CA Homeowners Sell Because They Can't Make the Payments

Two-thirds of the households that sold their homes in California last year did so because they couldn't make their mortgage payments, as changes in family and employment status took hold, according to the state's brokerage community. California is the largest mortgage market in the nation. Tighter loan underwriting standards and a decline in equity also continued to impact the market in 2009, leaving owners with little equity and making it difficult, if not impossible, to refinance, the California Association of Realtors said in its latest survey of home sellers in the Golden State. "Many homeowners chose to sell last year because their adjustable-rate mortgage reset at the same time home prices were experiencing an unprecedented decline," said CAR president Steve Goddard. Financial difficulties also impacted the ability of sales to close on time, with 63% of all deals falling out of escrow prior to closing.
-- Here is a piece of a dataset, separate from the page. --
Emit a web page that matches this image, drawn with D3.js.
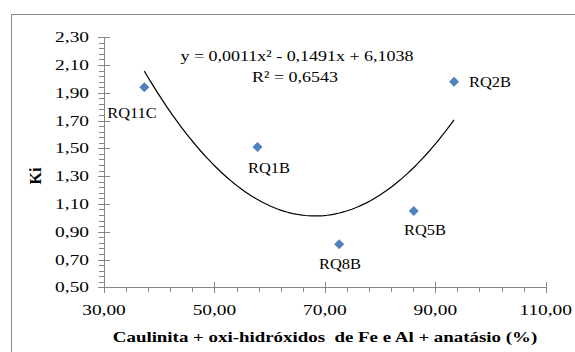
<!DOCTYPE html>
<html><head><meta charset="utf-8">
<script src="https://cdn.jsdelivr.net/npm/d3@7"></script>
<style>
html,body{margin:0;padding:0;background:#fff;}
text{font-family:"Liberation Serif","DejaVu Serif",serif;}
</style></head>
<body><svg id="c" width="575" height="352"></svg>
<script>
const names = ["RQ11C","RQ1B","RQ2B","RQ5B","RQ8B"];
const xVals = [37.3, 57.8, 93.4, 86.1, 72.6];
const yVals = [1.94, 1.51, 1.98, 1.05, 0.81];
const xTicks = [30,50,70,90,110];
const yTicks = [0.5,0.7,0.9,1.1,1.3,1.5,1.7,1.9,2.1,2.3];
const equationText = "y = 0,0011x² - 0,1491x + 6,1038";
const r2Text = "R² = 0,6543";
const xTitle = "Caulinita + oxi-hidróxidos  de Fe e Al + anatásio (%)";
const yTitle = "Ki";

const FONT = "Liberation Serif";
const svg = d3.select("#c");
svg.append("rect").attr("x",11.5).attr("y",14.5).attr("width",600).attr("height",400)
  .attr("fill","#fff").attr("stroke","#868686").attr("stroke-width",1);

const x = d3.scaleLinear().domain([30,110]).range([104,545.7]);
const y = d3.scaleLinear().domain([0.5,2.3]).range([287.3,37.2]);
const fmt = v => d3.format(".2f")(v).replace(".",",");
const axisColor = "#868686";

const g = svg.append("g");
const xMinor = d3.range(30,110.01,4).filter(v=>!xTicks.includes(v));
g.selectAll(".xm").data(xMinor).enter().append("line")
  .attr("x1",d=>Math.round(x(d))+0.5).attr("x2",d=>Math.round(x(d))+0.5)
  .attr("y1",287.5).attr("y2",292).attr("stroke",axisColor);
const yMinor = d3.range(0,45).map(i=>0.5+i*0.04).filter(v=>!yTicks.some(t=>Math.abs(t-v)<1e-6));
g.selectAll(".ym").data(yMinor).enter().append("line")
  .attr("y1",d=>Math.round(y(d))+0.5).attr("y2",d=>Math.round(y(d))+0.5)
  .attr("x1",99).attr("x2",104).attr("stroke",axisColor);
g.selectAll(".xM").data(xTicks).enter().append("line")
  .attr("x1",d=>Math.round(x(d))+0.5).attr("x2",d=>Math.round(x(d))+0.5)
  .attr("y1",282).attr("y2",293).attr("stroke",axisColor);
g.selectAll(".yM").data(yTicks).enter().append("line")
  .attr("y1",d=>Math.round(y(d))+0.5).attr("y2",d=>Math.round(y(d))+0.5)
  .attr("x1",98).attr("x2",110).attr("stroke",axisColor);
g.append("line").attr("x1",104.5).attr("x2",104.5).attr("y1",y(2.3)).attr("y2",287.5).attr("stroke",axisColor);
g.append("line").attr("x1",104).attr("x2",x(110)+0.5).attr("y1",287.5).attr("y2",287.5).attr("stroke",axisColor);

function stext(sel, tx, ty, str, anchor, size, sx, weight){
  const t = sel.append("text").attr("transform",`translate(${tx},${ty}) scale(${sx},1)`)
    .attr("text-anchor",anchor).attr("font-size",size).attr("font-family",FONT).attr("fill","#000").text(str);
  if(weight) t.attr("font-weight",weight);
  return t;
}
xTicks.forEach(v=>stext(svg, x(v), 315, fmt(v), "middle", 15.5, 1.25));
yTicks.forEach(v=>stext(svg, 89, y(v)+5, fmt(v), "end", 15.5, 1.25));

stext(svg, 325, 342, xTitle, "middle", 15.5, 1.22, "bold").attr("xml:space","preserve").style("white-space","pre");
svg.append("text").attr("transform","translate(41,176) rotate(-90)").attr("text-anchor","middle")
  .attr("font-size",16).attr("font-family",FONT).attr("font-weight","bold").text(yTitle);

function quadFit(xs, ys){
  let S=[0,0,0,0,0], T=[0,0,0];
  xs.forEach((xi,i)=>{ for(let k=0;k<5;k++) S[k]+=Math.pow(xi,k); for(let k=0;k<3;k++) T[k]+=ys[i]*Math.pow(xi,k); });
  const A=[[S[0],S[1],S[2],T[0]],[S[1],S[2],S[3],T[1]],[S[2],S[3],S[4],T[2]]];
  for(let i=0;i<3;i++){ for(let j=i+1;j<3;j++){ const f=A[j][i]/A[i][i]; for(let k=i;k<4;k++) A[j][k]-=f*A[i][k]; } }
  const c=[0,0,0];
  for(let i=2;i>=0;i--){ let s=A[i][3]; for(let k=i+1;k<3;k++) s-=A[i][k]*c[k]; c[i]=s/A[i][i]; }
  return c;
}
const coef = quadFit(xVals, yVals);
const xmin=d3.min(xVals), xmax=d3.max(xVals);
const curve = d3.range(0,101).map(i=>{const xv=xmin+(xmax-xmin)*i/100; return [xv, coef[0]+coef[1]*xv+coef[2]*xv*xv];});
svg.append("path").attr("d",d3.line().x(d=>x(d[0])).y(d=>y(d[1]))(curve))
  .attr("fill","none").attr("stroke","#000").attr("stroke-width",1.2);

const pts = names.map((n,i)=>({n, xv:xVals[i], yv:yVals[i]}));
svg.selectAll(".pt").data(pts).enter().append("path")
  .attr("d",d3.symbol(d3.symbolSquare, 50)())
  .attr("transform",d=>`translate(${x(d.xv)},${y(d.yv)}) rotate(45)`)
  .attr("fill","#4F81BD");

const labelPos = {RQ11C:[132,118], RQ1B:[269,173], RQ2B:[490,87], RQ5B:[425,235], RQ8B:[340,269]};
pts.forEach(d=>stext(svg, labelPos[d.n][0], labelPos[d.n][1], d.n, "middle", 15.5, 1.06));

stext(svg, 297, 61, equationText, "middle", 15.5, 1.16);
stext(svg, 295, 82, r2Text, "middle", 15.5, 1.16);
</script></body></html>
Nearly seven out of 10 of sellers cited "buyer could not get an acceptable mortgage" and more than six of 10 said "buyer backed out" as the primary reasons the sale fell through. Other reasons included "buyer's remorse," 26%; "lender withdrew and did not fund," 24%; and "home prices continued to decline," 18%. Once a deal made it to the closing tables, half the sellers reported that escrow did not close on time. The median difference between the selling and listing price was $32,315, but the list-to-sold-price ratio was significantly larger for first-time sellers ($30,000 below list price) than those who had previously sold a home ($8,000 below list).